I'd like to say he went on to do a good job plowing me out, but that wouldn't be true.  He seemed afraid of the unknown dangers lurking close to my driveway and plowed a very narrow path to the road - not nearly the nice wide path his wife does for me.  And being afraid of the culvert, he left a wall of snow in front of my barn door.  Also, two minutes after I pointed out where a boulder was covered by snow, he ran his plow right into and over it, rearranging my landscaping with a loud scraping noise.  The windows were down and I heard his wife say, "She told you it was there!"  I have a feeling there was more conversation about the rock after they left. 

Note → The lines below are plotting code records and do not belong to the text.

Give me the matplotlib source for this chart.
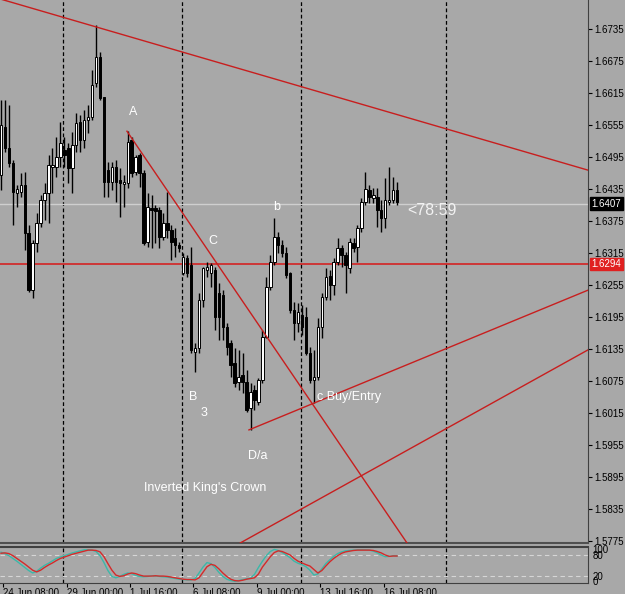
import matplotlib.pyplot as plt
from matplotlib.transforms import blended_transform_factory
import numpy as np

plt.rcParams["font.family"] = ["Liberation Sans", "DejaVu Sans"]

# -------------------------
# Data (4H candles, GBP-like quotes)
# -------------------------
opens = [1.6461, 1.6551, 1.6512, 1.6483, 1.6427, 1.6429, 1.6442, 1.6352, 1.6245, 1.6333,
         1.6371, 1.6414, 1.6427, 1.6476, 1.6476, 1.6495, 1.6508, 1.6512, 1.6474, 1.6517,
         1.6560, 1.6526, 1.6564, 1.6570, 1.6633, 1.6682, 1.6607, 1.6470, 1.6448, 1.6476,
         1.6451, 1.6444, 1.6446, 1.6526, 1.6467, 1.6498, 1.6465, 1.6335, 1.6399, 1.6399,
         1.6395, 1.6345, 1.6371, 1.6358, 1.6343, 1.6330, 1.6277, 1.6305, 1.6292, 1.6129,
         1.6137, 1.6227, 1.6283, 1.6277, 1.6283, 1.6240, 1.6236, 1.6176, 1.6146, 1.6108,
         1.6073, 1.6086, 1.6073, 1.6024, 1.6058, 1.6035, 1.6077, 1.6157, 1.6251, 1.6298,
         1.6345, 1.6330, 1.6315, 1.6277, 1.6208, 1.6183, 1.6198, 1.6195, 1.6127, 1.6077,
         1.6082, 1.6176, 1.6232, 1.6271, 1.6255, 1.6298, 1.6324, 1.6311, 1.6287, 1.6333,
         1.6326, 1.6361, 1.6410, 1.6433, 1.6418, 1.6420, 1.6395, 1.6380, 1.6410, 1.6414,
         1.6433]
highs = [1.6602, 1.6602, 1.6592, 1.6489, 1.6442, 1.6465, 1.6467, 1.6367, 1.6339, 1.6390,
         1.6423, 1.6446, 1.6498, 1.6512, 1.6532, 1.6560, 1.6532, 1.6521, 1.6541, 1.6577,
         1.6573, 1.6583, 1.6592, 1.6658, 1.6742, 1.6692, 1.6607, 1.6485, 1.6485, 1.6489,
         1.6474, 1.6461, 1.6543, 1.6532, 1.6498, 1.6502, 1.6470, 1.6427, 1.6423, 1.6405,
         1.6401, 1.6390, 1.6429, 1.6367, 1.6361, 1.6335, 1.6315, 1.6311, 1.6326, 1.6146,
         1.6240, 1.6288, 1.6298, 1.6296, 1.6288, 1.6258, 1.6245, 1.6183, 1.6152, 1.6137,
         1.6133, 1.6127, 1.6095, 1.6071, 1.6067, 1.6080, 1.6170, 1.6270, 1.6311, 1.6380,
         1.6354, 1.6339, 1.6326, 1.6279, 1.6223, 1.6221, 1.6217, 1.6213, 1.6138, 1.6133,
         1.6193, 1.6240, 1.6287, 1.6283, 1.6305, 1.6343, 1.6330, 1.6316, 1.6343, 1.6343,
         1.6367, 1.6418, 1.6467, 1.6442, 1.6437, 1.6437, 1.6414, 1.6455, 1.6476, 1.6457,
         1.6448]
lows = [1.6433, 1.6504, 1.6476, 1.6367, 1.6401, 1.6420, 1.6320, 1.6241, 1.6230, 1.6316,
        1.6363, 1.6377, 1.6371, 1.6427, 1.6457, 1.6476, 1.6476, 1.6446, 1.6427, 1.6504,
        1.6504, 1.6512, 1.6540, 1.6564, 1.6626, 1.6602, 1.6420, 1.6420, 1.6433, 1.6410,
        1.6382, 1.6401, 1.6437, 1.6457, 1.6461, 1.6438, 1.6330, 1.6326, 1.6324, 1.6333,
        1.6324, 1.6339, 1.6343, 1.6301, 1.6307, 1.6316, 1.6273, 1.6270, 1.6127, 1.6091,
        1.6127, 1.6213, 1.6270, 1.6251, 1.6170, 1.6152, 1.6152, 1.6123, 1.6082, 1.6063,
        1.6058, 1.6052, 1.6017, 1.5983, 1.6020, 1.6030, 1.6071, 1.6155, 1.6245, 1.6292,
        1.6315, 1.6307, 1.6268, 1.6202, 1.6152, 1.6167, 1.6161, 1.6123, 1.6071, 1.6033,
        1.6077, 1.6155, 1.6227, 1.6227, 1.6236, 1.6292, 1.6288, 1.6240, 1.6277, 1.6316,
        1.6298, 1.6354, 1.6405, 1.6408, 1.6408, 1.6363, 1.6354, 1.6361, 1.6405, 1.6408,
        1.6405]
closes = [1.6555, 1.6512, 1.6483, 1.6429, 1.6435, 1.6442, 1.6352, 1.6245, 1.6333, 1.6371,
          1.6414, 1.6427, 1.6480, 1.6480, 1.6495, 1.6521, 1.6498, 1.6474, 1.6517, 1.6558,
          1.6526, 1.6564, 1.6570, 1.6630, 1.6682, 1.6605, 1.6448, 1.6448, 1.6476, 1.6448,
          1.6446, 1.6448, 1.6523, 1.6465, 1.6495, 1.6465, 1.6333, 1.6401, 1.6395, 1.6393,
          1.6345, 1.6371, 1.6358, 1.6335, 1.6330, 1.6324, 1.6307, 1.6277, 1.6133, 1.6137,
          1.6227, 1.6287, 1.6288, 1.6292, 1.6195, 1.6195, 1.6176, 1.6138, 1.6105, 1.6071,
          1.6082, 1.6073, 1.6020, 1.6054, 1.6039, 1.6077, 1.6157, 1.6251, 1.6298, 1.6345,
          1.6330, 1.6315, 1.6273, 1.6208, 1.6183, 1.6204, 1.6176, 1.6127, 1.6077, 1.6082,
          1.6176, 1.6232, 1.6270, 1.6255, 1.6298, 1.6324, 1.6311, 1.6292, 1.6335, 1.6324,
          1.6361, 1.6410, 1.6435, 1.6420, 1.6423, 1.6395, 1.6380, 1.6414, 1.6414, 1.6433,
          1.6410]

# stochastic oscillator (main = teal, signal = red)
stoch_main = [88, 84, 78, 70, 62, 53, 44, 35, 28, 33, 42, 50, 56, 63, 70, 74, 78, 82, 86, 89,
              92, 95, 95, 94, 90, 78, 58, 35, 18, 14, 18, 24, 28, 26, 21, 18, 17, 18, 20, 19,
              18, 17, 16, 14, 12, 10, 9, 8, 8, 12, 28, 45, 58, 55, 44, 30, 18, 10, 6, 4,
              6, 9, 11, 13, 24, 44, 62, 78, 90, 96, 93, 87, 80, 72, 62, 56, 52, 46, 36, 22,
              25, 40, 55, 66, 76, 84, 89, 92, 93, 94, 95, 95, 95, 94, 91, 86, 80, 75, 76, 78,
              77]
stoch_signal = [85, 86, 84, 78, 70, 62, 54, 45, 36, 31, 36, 44, 51, 57, 64, 70, 74, 78, 82, 85,
                88, 91, 94, 94, 93, 89, 75, 55, 36, 22, 18, 20, 25, 28, 26, 22, 19, 19, 19, 20,
                19, 19, 18, 16, 14, 12, 10, 9, 9, 8, 14, 30, 46, 53, 50, 40, 28, 18, 10, 6,
                5, 7, 10, 12, 14, 25, 45, 60, 75, 87, 92, 90, 85, 80, 70, 62, 57, 52, 48, 38,
                28, 35, 48, 60, 70, 78, 85, 89, 91, 93, 94, 94, 94, 94, 93, 90, 86, 80, 76, 77,
                77]

price_ticks = [1.6735, 1.6675, 1.6615, 1.6555, 1.6495, 1.6435, 1.6375, 1.6315, 1.6255,
               1.6195, 1.6135, 1.6075, 1.6015, 1.5955, 1.5895, 1.5835, 1.5775]
time_labels = ["24 Jun 08:00", "29 Jun 00:00", "1 Jul 16:00", "6 Jul 08:00",
               "9 Jul 00:00", "13 Jul 16:00", "16 Jul 08:00"]
label_bars = [0, 16, 32, 48, 64, 80, 96]
separator_bars = [15.66, 45.7, 75.76, 112.4]
last_price = 1.6407
level_price = 1.6294

# drawn trendlines: (bar, price) end points
trend_top = [(-0.25, 1.6791), (148.2, 1.6470)]
trend_a = [(31.8, 1.6543), (102.5, 1.5771)]
trend_d = [(62.6, 1.5983), (148.2, 1.6245)]
trend_low = [(60.4, 1.5771), (148.2, 1.6133)]

# -------------------------
# Plot
# -------------------------
bg = "#A8A8A8"
red = "#C81E1E"
fs = 7.0
fig = plt.figure(figsize=(6.25, 5.94), dpi=100, facecolor=bg)
ax = fig.add_axes([0, 0.0859, 0.9408, 0.9141], facecolor=bg)
ax2 = fig.add_axes([0, 0.0185, 0.9408, 0.0606], facecolor=bg)

o = np.array(opens)
h = np.array(highs)
l = np.array(lows)
c = np.array(closes)
x = np.arange(len(o))
up = c >= o
bottom = np.minimum(o, c)
height = np.maximum(np.abs(c - o), 0.00005)

ax.vlines(x, l, h, color="black", lw=1, zorder=3)
ax.bar(x[up], height[up], bottom=bottom[up], width=0.62, color="white",
       edgecolor="black", lw=0.7, zorder=4)
ax.bar(x[~up], height[~up], bottom=bottom[~up], width=0.62, color="black",
       edgecolor="black", lw=0.7, zorder=4)

for b in separator_bars:
    ax.axvline(b, color="black", lw=0.9, ls=(0, (3, 2)), zorder=1)
    ax2.axvline(b, color="black", lw=0.9, ls=(0, (3, 2)), zorder=1)

ax.axhline(last_price, color="#CFCFCF", lw=1, zorder=2)
ax.axhline(level_price, color="#D81818", lw=1.1, zorder=2)
for line in [trend_top, trend_a, trend_d, trend_low]:
    (x0, y0), (x1, y1) = line
    ax.plot([x0, x1], [y0, y1], color=red, lw=1, zorder=5)

# annotations
tkw = dict(color="white", fontsize=9, zorder=6)
ax.text(33.3, 1.6579, "A", ha="center", va="center", **tkw)
ax.text(53.5, 1.6337, "C", ha="center", va="center", **tkw)
ax.text(69.7, 1.6401, "b", ha="center", va="center", **tkw)
ax.text(48.5, 1.6045, "B", ha="center", va="center", **tkw)
ax.text(51.3, 1.6015, "3", ha="center", va="center", **tkw)
ax.text(79.8, 1.6045, "c Buy/Entry", ha="left", va="center", **tkw)
ax.text(64.7, 1.5934, "D/a", ha="center", va="center", **tkw)
ax.text(51.5, 1.5874, "Inverted King's Crown", ha="center", va="center", **tkw)
ax.text(102.5, 1.6395, "<78:59", ha="left", va="center", color="#F2F2F2",
        fontsize=11.5, zorder=6)

ax.set_xlim(-0.25, 148.2)
ax.set_ylim(1.5771, 1.6789)
ax.set_xticks([])
ax.yaxis.tick_right()
ax.set_yticks(price_ticks)
ax.set_yticklabels([f"{p:.4f}" for p in price_ticks])
ax.tick_params(axis="y", direction="out", length=3, pad=1.5, labelsize=fs,
               colors="black")
for s in ["top", "left"]:
    ax.spines[s].set_visible(False)
ax.spines["right"].set_color("#404040")
ax.spines["bottom"].set_color("#505050")
ax.spines["bottom"].set_linewidth(1.5)

trans = blended_transform_factory(ax.transAxes, ax.transData)
ax.text(1.006, last_price, f"{last_price:.4f}", transform=trans, color="white",
        fontsize=fs, va="center", ha="left", clip_on=False, zorder=10,
        bbox=dict(boxstyle="square,pad=0.15", fc="black", ec="black"))
ax.text(1.006, level_price, f"{level_price:.4f}", transform=trans, color="white",
        fontsize=fs, va="center", ha="left", clip_on=False, zorder=10,
        bbox=dict(boxstyle="square,pad=0.15", fc="#E02020", ec="#E02020"))

# stochastic panel
xs = np.arange(len(stoch_main))
ax2.axhline(80, color="#D6D6D6", lw=0.8, ls=(0, (4, 3)))
ax2.axhline(20, color="#D6D6D6", lw=0.8, ls=(0, (4, 3)))
ax2.plot(xs, stoch_main, color="#3BB8A8", lw=1)
ax2.plot(xs, stoch_signal, color="#D42A2A", lw=1)
ax2.set_xlim(-0.25, 148.2)
ax2.set_ylim(-1, 103)
ax2.yaxis.tick_right()
ax2.set_yticks([96, 80, 20, 4])
ax2.set_yticklabels(["100", "80", "20", "0"])
ax2.tick_params(axis="y", length=0, pad=3, labelsize=fs, colors="black")
ax2.set_xticks([b + 0.6 for b in label_bars])
ax2.set_xticklabels(time_labels, ha="left")
ax2.tick_params(axis="x", direction="out", length=3, pad=0.5, labelsize=fs,
                colors="black")
ax2.spines["left"].set_visible(False)
for s in ["top", "bottom", "right"]:
    ax2.spines[s].set_color("#404040")
ax2.spines["top"].set_linewidth(1.5)

fig.savefig("out.png", dpi=100, facecolor=bg)
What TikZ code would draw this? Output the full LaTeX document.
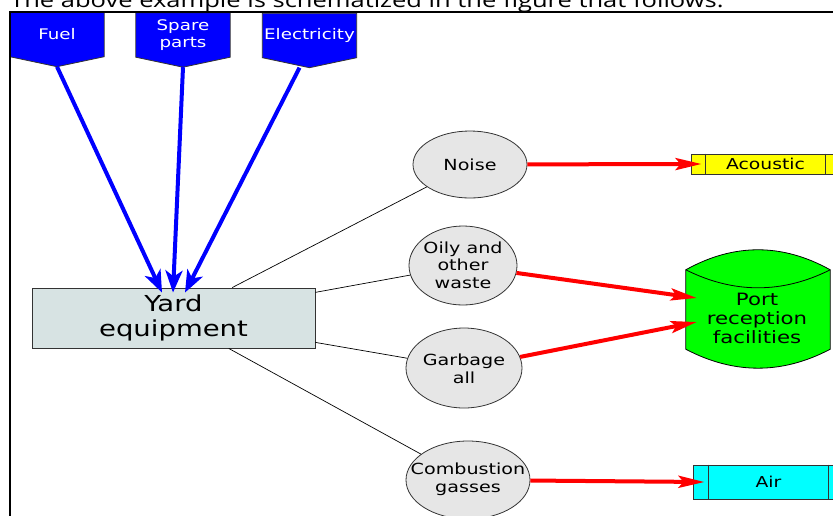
\documentclass[tikz,border=0pt]{standalone}
\usepackage{fontspec}
\newfontfamily\diagfont[FakeStretch=1.25]{DejaVu Sans}
\newfontfamily\capfont[FakeStretch=1.25]{Open Sans}
\usetikzlibrary{arrows.meta,shapes.geometric,backgrounds}

\definecolor{yardfill}{HTML}{D7E3E3}
\definecolor{blobfill}{HTML}{E6E6E6}
\definecolor{edgegray}{HTML}{333333}
\definecolor{srcblue}{HTML}{0000FF}
\definecolor{emitred}{HTML}{FF0000}
\definecolor{acousticfill}{HTML}{FFFF00}
\definecolor{airfill}{HTML}{00FFFF}
\definecolor{portfill}{HTML}{00FF00}

\begin{document}
\begin{tikzpicture}[x=1pt,y=-1pt,
  txt/.style 2 args={font=\diagfont\fontsize{#1}{#2}\selectfont, align=center, inner sep=0pt},
  source/.style={txt={14.6}{17}, text=white, minimum width=94pt, minimum height=44pt},
  sourceshape/.style={fill=srcblue, draw=edgegray, line width=0.8pt},
  blob/.style={ellipse, draw=edgegray, fill=blobfill, line width=0.8pt, inner sep=0pt},
  blobtext/.style={txt={15.3}{17.7}},
  sink/.style={rectangle, draw=edgegray, line width=0.9pt, txt={15}{17.5}},
  feed/.style={draw=srcblue, line width=4pt, -{Stealth[length=22pt,width=17pt,inset=6pt]}},
  emit/.style={draw=emitred, line width=4pt, -{Stealth[length=26pt,width=12pt,inset=5pt]}},
  link/.style={draw=black, line width=0.7pt}]
\useasboundingbox (0,0) rectangle (833,515);

% caption line above the frame
\node[anchor=base west, font=\capfont\fontsize{20.4}{22}\selectfont, inner sep=0pt]
  (caption) at (10,7) {The above example is schematized in the figure that follows:};

% input sources
\node[source] (fuel) at (57,34.5) {Fuel};
\node[source] (spare) at (183,35) {Spare\\parts};
\node[source] (elec) at (309.5,35.5) {Electricity};
\begin{scope}[on background layer]
  \foreach \s in {fuel,spare,elec}{
    \draw[sourceshape] (\s.north west) -- (\s.north east) -- (\s.south east)
      -- ([yshift=-10pt]\s.south) -- (\s.south west) -- cycle;
  }
\end{scope}
\coordinate (fueltip) at ([yshift=-10pt]fuel.south);
\coordinate (sparetip) at ([yshift=-10pt]spare.south);
\coordinate (electip) at ([xshift=-10pt,yshift=-10pt]elec.south);

% central equipment block
\node[rectangle, draw=edgegray, fill=yardfill, line width=0.9pt,
  minimum width=283pt, minimum height=60pt,
  font=\diagfont\fontsize{22}{25}\selectfont, align=center] (yard) at (173.5,318)
  {Yard\\equipment};

% emissions: the ellipses, then their labels
\node[blob, minimum width=114pt, minimum height=67pt] (noise) at (470,164.5) {};
\node[blob, minimum width=108pt, minimum height=79pt] (oily) at (463,265.5) {};
\node[blob, minimum width=116pt, minimum height=80pt] (garbage) at (464,368) {};
\node[blob, minimum width=124pt, minimum height=78pt] (comb) at (468,480) {};
\node[blobtext] (noiselbl) at (noise) {Noise};
\node[blobtext] (oilylbl) at ([yshift=0.5pt]oily) {Oily and\\other\\waste};
\node[blobtext] (garbagelbl) at ([yshift=-1pt]garbage) {Garbage\\all};
\node[blobtext] (comblbl) at ([yshift=1pt]comb) {Combustion\\gasses};

% receptors
\node[sink, fill=acousticfill, minimum width=149pt, minimum height=20pt] (acoustic) at (765.5,164) {Acoustic};
\draw[edgegray, line width=0.9pt] ([xshift=15pt]acoustic.north west) -- ([xshift=15pt]acoustic.south west);
\draw[edgegray, line width=0.9pt] ([xshift=-15pt]acoustic.north east) -- ([xshift=-15pt]acoustic.south east);

\node[sink, fill=airfill, minimum width=151pt, minimum height=34pt] (air) at (768.5,482) {Air};
\draw[edgegray, line width=0.9pt] ([xshift=16pt]air.north west) -- ([xshift=16pt]air.south west);
\draw[edgegray, line width=0.9pt] ([xshift=-16pt]air.north east) -- ([xshift=-16pt]air.south east);

\node[minimum width=144pt, minimum height=79pt, inner sep=0pt] (port) at (758,309.5) {};
\node[txt={17}{19}] (portlbl) at (757,318.5) {Port\\reception\\facilities};
\begin{scope}[on background layer]
  \fill[portfill] (port.north west) .. controls +(48,-26.7) and +(-48,-26.7) .. (port.north east)
    -- (port.south east) .. controls +(-48,25.3) and +(48,25.3) .. (port.south west) -- cycle;
  \draw[black, line width=0.8pt] (port.north west) .. controls +(48,-26.7) and +(-48,-26.7) .. (port.north east)
    -- (port.south east) .. controls +(-48,25.3) and +(48,25.3) .. (port.south west) -- cycle;
  \draw[black, line width=0.8pt] (port.north west) .. controls +(48,24) and +(-48,24) .. (port.north east);
\end{scope}

% links from the equipment to its emissions
\draw[link] (yard) -- (noise);
\draw[link] (yard) -- (oily);
\draw[link] (yard) -- (garbage);
\draw[link] (yard) -- (comb);

% supplies into the equipment
\draw[feed] (fueltip) -- ([xshift=-11.5pt,yshift=-5pt]yard.north);
\draw[feed] (sparetip) -- ([xshift=-0.5pt,yshift=-5pt]yard.north);
\draw[feed] (electip) -- ([xshift=11.5pt,yshift=-5pt]yard.north);

% emissions to receptors
\draw[emit] (noise) -- ([xshift=11pt]acoustic.west);
\draw[emit] (oily) -- ([xshift=11pt,yshift=11.5pt]port.west);
\draw[emit] (garbage) -- ([xshift=11pt,yshift=-12.5pt]port.west);
\draw[emit] (comb) -- ([xshift=12pt]air.west);

% outer frame
\draw[black, line width=2pt] (10,12) rectangle (870,560);
\end{tikzpicture}
\end{document}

If I need the driveway plowed out again, I'll specify that I want the wife, not the husband.  I don't think he'd agree to come, anyway.

Tuesday, February 1, 2011

More Power, Scotty!

Storms mean power outages.  Power outages mean no water, since pumping it out of the ground requires electricity.  No water means no toilets - now, there's a major irritation.  So preparing for a storm like the one pounding us right now means checking the water supply.  I keep six full 2-1/2 gallon jugs in the garage year round:
There are two more in the house, plus a few empty ones in the basement.  If the power goes out we start filling jugs until we drain the pipes.  With judicious use, that's a few days of washing up and flushing toilets.  Ah, sweet civilization!  In the summer, when a horse might drink 5 gallons of water a day, that's barely enough for one day, and forget the washing up. 

Power outages also mean no computer, which means I am reduced to writing the old fashioned way with a pen and paper - in my opinion, one step above a stone tablet and chisel.  To be prepared I usually print out the last 2 or 3 pages of my work in progress before the storm hits.  That way I can review and edit, which helps me slip back into the story.  My output suffers, but it's better than nothing.  I'm hoping that doesn't happen with this storm, but with a foot of snow pulling down tree limbs and power lines, I can't count on it. 

So... Water bottles are full.  Pages are printed.  Warp speed, Mr. Sulu, and keep those engines running, Scotty!